In single density mode the NMI functionality in the floppy card is disabled. But there should be sufficient time to poll the controller for the interrupt request signal. I was not sure how to write such a loop. After a few unsuccessful attempts I gave up. I had heard the Flex operating system started life using a single density disk format and decided to try to find an example single density read/write loop from that operating system. It turns out the Flex users group has a lot of information on-line and it was relatively easy to find the loop I was looking for. I discovered the software loop polled for both the interrupt request and data request signals. So even the halt functionality of the card wasn’t needed in single density mode.

So now it was time to write a patch for RSDOS to support single density. Since this was only an experiment I decided to only patch the lower levels of RSDOS: DSKINI and DSKCON. This is the code that actually does data transfer. RSDOS also contains higher level code for reading/writing files (both executable and data). I did not modify them. Trying to read and write files after this patch will cause errors.

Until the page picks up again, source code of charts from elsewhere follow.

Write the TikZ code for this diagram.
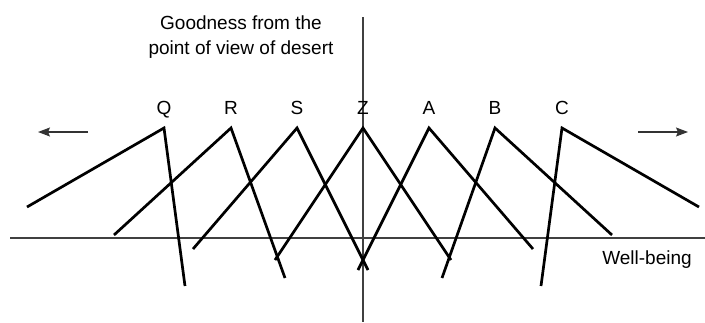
\documentclass[tikz,border=0pt]{standalone}
\usepackage{fontspec}
\setmainfont{Liberation Sans}
\usetikzlibrary{arrows.meta}

\tikzset{
  axisline/.style={draw=black!75, line width=1.2pt},
  peakline/.style={draw=black, line width=2.7pt},
  peaklabel/.style={anchor=base, inner sep=0pt, font=\fontsize{19}{23}\selectfont},
  dirarrow/.style={draw=black!80, line width=1.2pt, -{Stealth[length=12pt,width=9pt,inset=2pt]}}
}

\begin{document}
\begin{tikzpicture}[x=1pt, y=-1pt]
      \useasboundingbox (0,0) rectangle (705,322);

      % Axes
      \coordinate (wleft) at (10,238);
      \coordinate (wright) at (705,238);
      \coordinate (gtop) at (363,17);
      \coordinate (gbottom) at (363,322);
      \draw[axisline] (wleft) -- (wright);
      \draw[axisline] (gtop) -- (gbottom);

      % Axis titles
      \node[
        anchor=base,
        align=center,
        inner sep=0pt,
        font=\fontsize{19}{25}\selectfont
      ] (goodness) at (241,54) {Goodness from the\\point of view of desert};
      \node[peaklabel] (wellbeing) at (647,264) {Well-being};

      % One broken line for each outcome
      \foreach \name/\px/\lx/\ly/\rx/\ry in {
          Q/164/27/207/185/286,
          R/231/114/235/285/278,
          S/297/193/249/368/270,
          Z/363/275/260/451/260,
          A/429/358/270/533/249,
          B/495/442/278/612/235,
          C/562/541/286/699/207} {
        \node[peaklabel] (lbl\name) at (\px,114) {\name};
        \coordinate (top\name) at (\px,128);
        \coordinate (lend\name) at (\lx,\ly);
        \coordinate (rend\name) at (\rx,\ry);
        \draw[peakline] (lend\name) -- (top\name) -- (rend\name);
      }

      % Direction arrows
      \coordinate (lstart) at (88,132);
      \coordinate (lstop) at (38,132);
      \coordinate (rstart) at (638,132);
      \coordinate (rstop) at (688,132);
      \draw[dirarrow] (lstart) -- (lstop);
      \draw[dirarrow] (rstart) -- (rstop);

    \end{tikzpicture}
\end{document}
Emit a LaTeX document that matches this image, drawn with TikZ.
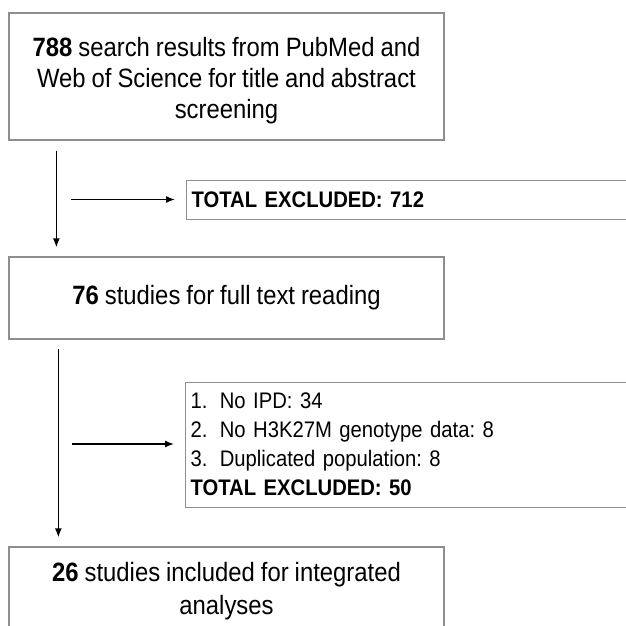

First I had to decide on the on disk sector layout. I choose 9 256 byte sectors, numbered 1 thru 9, on each track for 35 tracks. The I wrote the following program which patches RSDOS version 1.1:

	org	$7000
* patch DSKINI for SD

Change the loop constructs in DSKINI to end at sector 9 instead of 18.

	lda	#$09
	sta	$d5c5
	sta	$d5c9
	sta	$d5d2
	sta	$d67b
	sta	$d6bc

Change track start from 32 bytes of 0x4E to 32 bytes of 0xFF

	lda	#$ff
	sta	$d696

Change track end from 200 bytes of 0x4E to 200 bytes of 0xFF

	sta	$d6c1

New track table ends with 8 blocks not 9.

	lda	#$08
	sta	$d6b5

Insert the address of the new track table into DSKINI.

	ldd	#nt
	std	$d6a4

Change program to jump to our new DSKINI write routine.

	lda	#$7e
	sta	$d646
	ldd	#write
	std	$d647

Now we patch DSKCON.

OR in single density (instead of double density) mode

* patch DSKCON for SD
	lda	#$0
	sta	$d775

Don’t turn on halt mode

	lda	#$00
	sta	$d840

Patch DSKCON to jump to new write and read loops

	lda	#$7e
	sta	$d86b
	sta	$d881
	ldd	#wdsk
	std	$d86c
	ldd	#rdsk
	std	$d882
	rts

New writing routine for DSKINI

write	anda	#$4f
	sta	$ff40	Turn off halting, double density and NMI
w0	ldb	,x+	Read byte from track buffer
w1	lda	$ff48	Get FDC status
	rora		Roll busy bit into carry flag
	bcc	w3	If not busy, then branch out of loop
	rora		Roll data request bit into carry flag
	bcs	w2	If ready for data, branch to write instruction
	bra	w1	Branch back to test status again.
w2	stb	,y	Write data to FDC
	bra	w0	Branch back to get new byte
w3	jmp	$d64f done, jmp back to DSKINI

New writing routine for DSKCON

wdsk	ldb	,x+	Load byte from transfer buffer
	stb	$ff4b	Write it to FDC
wd1	lda	,u	Get status
	rora		Roll busy bit into carry flag
	lbcc	$d88b	If not busy, branch to end loop
	rora		Roll data request bit into carry flag
	bcs	wdsk	If data requested, get new byte from transfer buffer
	bra	wd1 Brach to check status again

New reading routine for DSKCON

rdsk	ldb	$ff4b	Load byte from FDC
	stb	,x+	Store byte to transfer buffer
rd1	lda	,u	Get status
	rora		Roll busy bit into carry flag
	lbcc	$d88b	If not busy, branch to end loop
	rora		Roll data request bit into carry flag
	bcs	rdsk	If data requested, get new byte from transfer buffer
	bra	rd1	Brach to check status again

New disk format table

nt	fcb 3, $0	Sync field
	fcb 3, $0
	fcb 1, $FE	ID Address Mark
* Track, side and sector numbers are inserted here
	fcb 1, 1	Sector Size (256 byte sectors)
	fcb 1, $f7	CRC Request
	fcb 11, $ff	GAP II (Post-ID Gap)
	fcb 6, $0	Sync Field
	fcb 1, $fb	Data Address Mark (AM2)
	fcb 0, $ff	Data Field (256 bytes)
	fcb 1, $f7	CRC Request
	fcb 27, $ff	Gap III (Post Gap Data)
	end

Running the above patch will allow you to use BASIC’s DSKINI command to format a single density disk. And use BASIC’s DSKI$ and DSKO$ to read and write sectors.